Following Apple’s massive global restructuring of its supply and delivery chains to mitigate against Trump’s “reciprocal” tariffs, Tim Cook said in May 2025 that everything but iPhones would now be imported from Vietnam. Now according to CNBC, Trump has announced a new trade deal with Vietnam that will increase Apple’s costs on a huge proportion of its devices as compared to prior to Trump’s second term as president.

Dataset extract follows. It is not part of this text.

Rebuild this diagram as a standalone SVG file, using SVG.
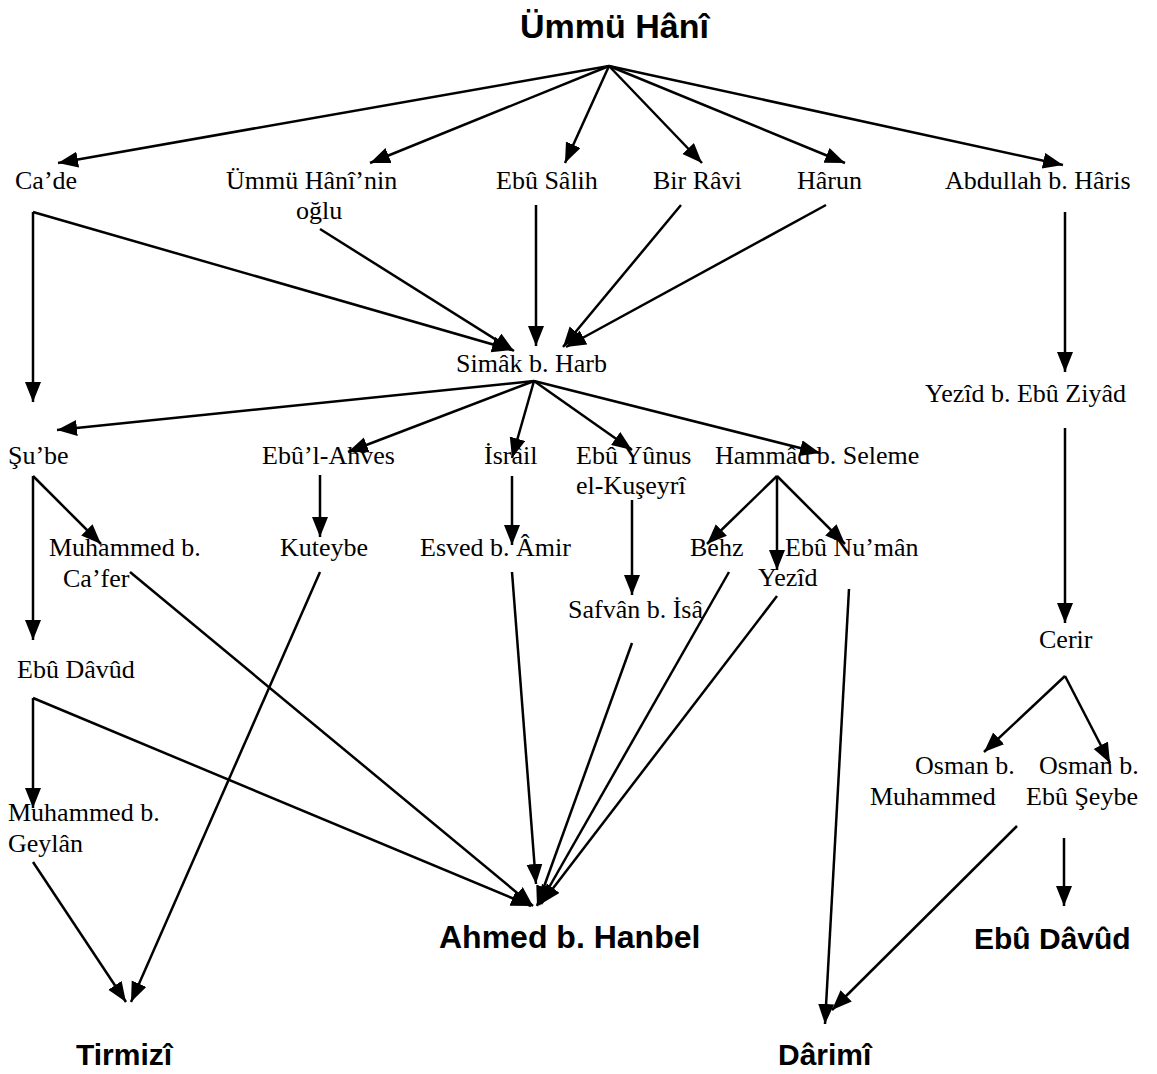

While Apple can and has moved manufacturing between firms and countries to suit demand and logistics, the list of devices believed to currently be made in Vietnam is:
- AirPods
- Apple Watch
- iPad
- Mac mini
- MacBook Pro
It is Apple that will have to meet these new tariff costs, even though Trump has returned to falsely claiming that “Vietnam will pay.” There are now two tariffs on goods imported from the country, including a 20% one that Apple will have to pay.
There is an alternative 40% tariff called a transshipping one, which US firms would have to pay if goods originated outside Vietnam, before being shipped from there. While Apple’s manufacturing in Vietnam includes assembly of devices from components sourced worldwide, it does not appear that this will qualify it for the higher rate.
Nonetheless, the 20% rate that Apple must now pay on imports of the iPad, Apple Watch, and almost all AirPods, is dramatically higher than before. While Trump previously threatened a blanket 46% tariff on Vietnam, prior to his “Liberation Day,” the tariff was less than 4%.
There were also exceptions, which included some technology firms and electronic devices, which effectively paid no tariff at all. It’s not clear which products from Apple qualified for almost no tariff, or when, as some of that gating was time-of-year dependent.
And, as such, the math of Apple paying five times higher tariffs is extremely conservative, and in the president’s favor.
According to Trump, in return for “cutting” tariffs to 20%, the country has agreed that the US “will be able to sell our product into Vietnam at zero tariff.” This is just one further way in which the math behind the “reciprocal” tariff is absent a relation to tariffs, and instead, math vaguely based on a trade imbalance.
Trump’s new deal with Vietnam comes shortly after his signing one with China, which is also bad for Apple, other US businesses, and therefore consumers. There are expected to be more such deals announced in the next few days.